— START OF Dataset excerpt —
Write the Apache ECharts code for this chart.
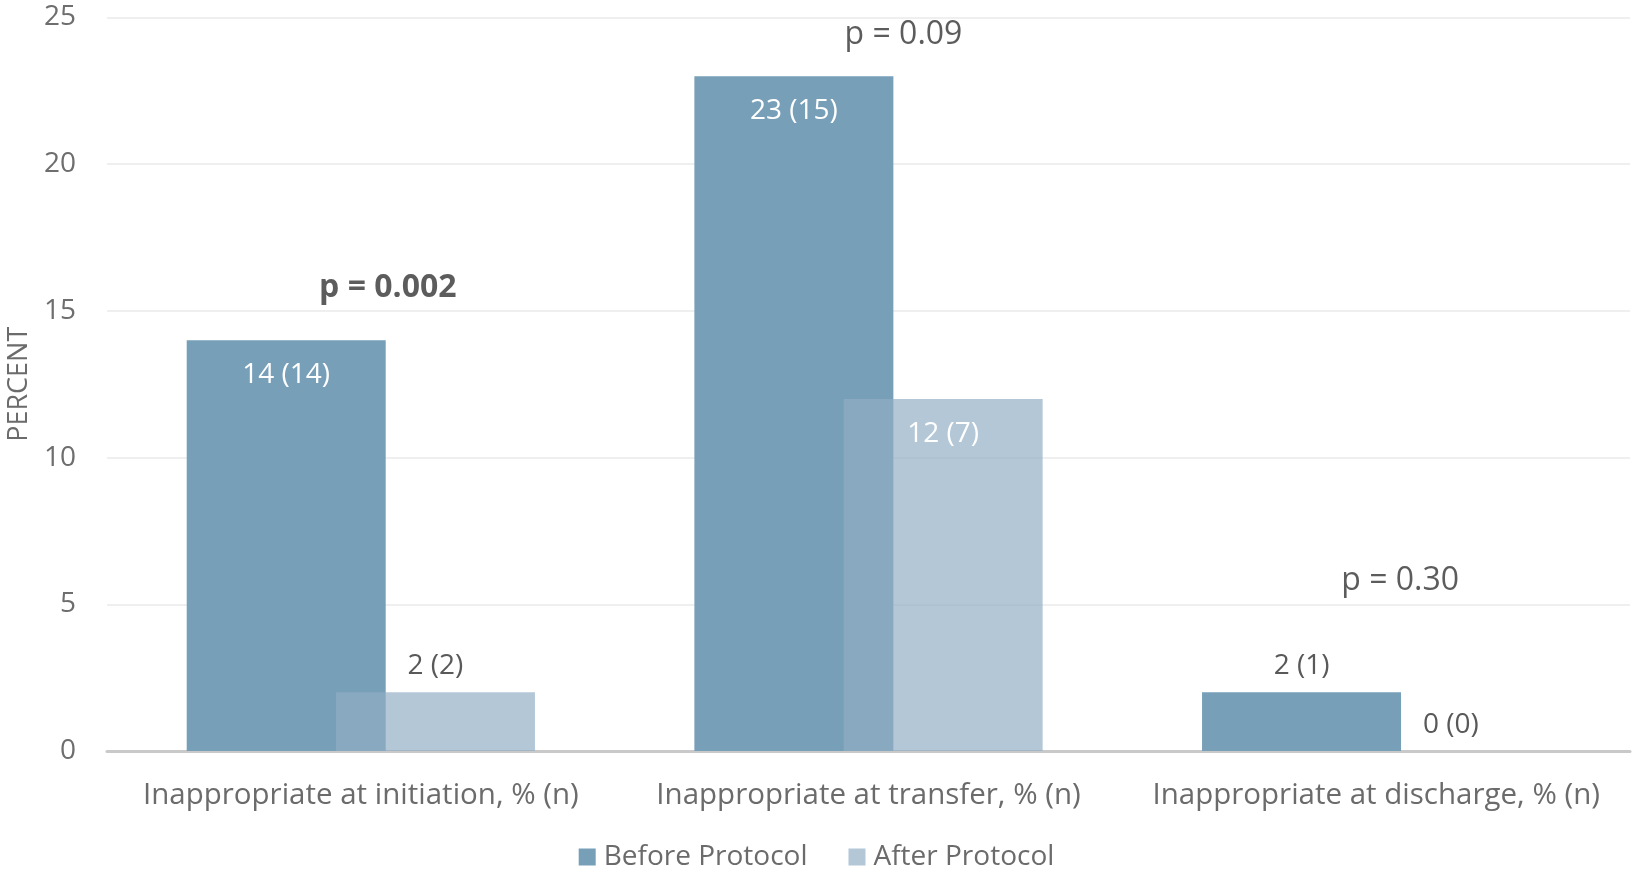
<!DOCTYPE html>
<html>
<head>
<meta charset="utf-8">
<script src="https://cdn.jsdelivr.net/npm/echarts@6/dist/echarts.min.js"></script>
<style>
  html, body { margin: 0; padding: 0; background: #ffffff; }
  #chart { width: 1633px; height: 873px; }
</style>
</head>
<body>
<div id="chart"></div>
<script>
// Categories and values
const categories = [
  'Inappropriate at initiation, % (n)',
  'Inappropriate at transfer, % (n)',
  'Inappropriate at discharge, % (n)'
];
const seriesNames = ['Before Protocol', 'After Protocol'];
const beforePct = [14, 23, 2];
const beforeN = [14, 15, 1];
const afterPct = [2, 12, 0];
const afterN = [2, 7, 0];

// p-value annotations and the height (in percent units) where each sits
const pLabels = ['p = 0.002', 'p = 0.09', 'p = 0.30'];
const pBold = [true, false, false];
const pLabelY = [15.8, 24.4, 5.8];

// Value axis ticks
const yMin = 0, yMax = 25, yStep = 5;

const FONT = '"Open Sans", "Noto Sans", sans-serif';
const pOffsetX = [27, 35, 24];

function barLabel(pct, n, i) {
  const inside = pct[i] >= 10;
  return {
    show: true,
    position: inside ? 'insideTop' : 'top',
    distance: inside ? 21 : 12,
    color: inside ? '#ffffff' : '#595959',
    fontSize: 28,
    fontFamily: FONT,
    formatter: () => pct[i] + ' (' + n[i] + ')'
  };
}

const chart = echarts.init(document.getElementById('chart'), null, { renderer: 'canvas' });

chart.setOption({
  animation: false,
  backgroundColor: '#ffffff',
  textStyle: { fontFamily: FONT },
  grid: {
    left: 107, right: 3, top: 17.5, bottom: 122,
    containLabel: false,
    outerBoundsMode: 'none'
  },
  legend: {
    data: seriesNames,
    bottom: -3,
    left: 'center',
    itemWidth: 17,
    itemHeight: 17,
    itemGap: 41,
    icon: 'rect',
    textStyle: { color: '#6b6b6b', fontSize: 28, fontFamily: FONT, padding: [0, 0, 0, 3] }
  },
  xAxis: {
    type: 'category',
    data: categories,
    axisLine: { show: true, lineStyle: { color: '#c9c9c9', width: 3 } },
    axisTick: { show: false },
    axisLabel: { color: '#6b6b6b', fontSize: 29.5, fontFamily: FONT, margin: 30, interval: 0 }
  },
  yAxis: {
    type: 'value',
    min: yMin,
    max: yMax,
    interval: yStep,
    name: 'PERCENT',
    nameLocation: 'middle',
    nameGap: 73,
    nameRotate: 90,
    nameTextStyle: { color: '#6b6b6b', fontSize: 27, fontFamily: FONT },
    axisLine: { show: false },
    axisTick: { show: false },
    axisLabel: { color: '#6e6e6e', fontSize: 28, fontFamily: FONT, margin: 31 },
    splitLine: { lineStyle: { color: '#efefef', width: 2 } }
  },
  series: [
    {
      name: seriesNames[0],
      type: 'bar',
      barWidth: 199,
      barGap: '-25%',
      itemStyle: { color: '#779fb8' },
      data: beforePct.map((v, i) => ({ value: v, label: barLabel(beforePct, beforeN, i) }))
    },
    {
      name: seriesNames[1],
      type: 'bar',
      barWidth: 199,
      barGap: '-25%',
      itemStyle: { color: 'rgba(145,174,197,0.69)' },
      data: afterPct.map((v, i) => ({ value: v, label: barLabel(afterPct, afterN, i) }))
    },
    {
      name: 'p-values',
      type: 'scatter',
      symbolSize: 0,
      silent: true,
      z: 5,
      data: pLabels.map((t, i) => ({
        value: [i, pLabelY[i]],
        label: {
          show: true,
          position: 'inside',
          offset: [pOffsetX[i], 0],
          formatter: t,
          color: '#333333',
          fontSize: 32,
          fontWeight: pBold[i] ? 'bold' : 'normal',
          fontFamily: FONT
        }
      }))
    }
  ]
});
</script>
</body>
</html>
— END OF Dataset excerpt —
» Your goal
Write down every line from the opening of the listing to the line with "const afterN = [2, 7, 0];", both included, and nothing else; the pictures are omitted.

» Exercise output
Write the Apache ECharts code for this chart.
<!DOCTYPE html>
<html>
<head>
<meta charset="utf-8">
<script src="https://cdn.jsdelivr.net/npm/echarts@6/dist/echarts.min.js"></script>
<style>
  html, body { margin: 0; padding: 0; background: #ffffff; }
  #chart { width: 1633px; height: 873px; }
</style>
</head>
<body>
<div id="chart"></div>
<script>
// Categories and values
const categories = [
  'Inappropriate at initiation, % (n)',
  'Inappropriate at transfer, % (n)',
  'Inappropriate at discharge, % (n)'
];
const seriesNames = ['Before Protocol', 'After Protocol'];
const beforePct = [14, 23, 2];
const beforeN = [14, 15, 1];
const afterPct = [2, 12, 0];
const afterN = [2, 7, 0];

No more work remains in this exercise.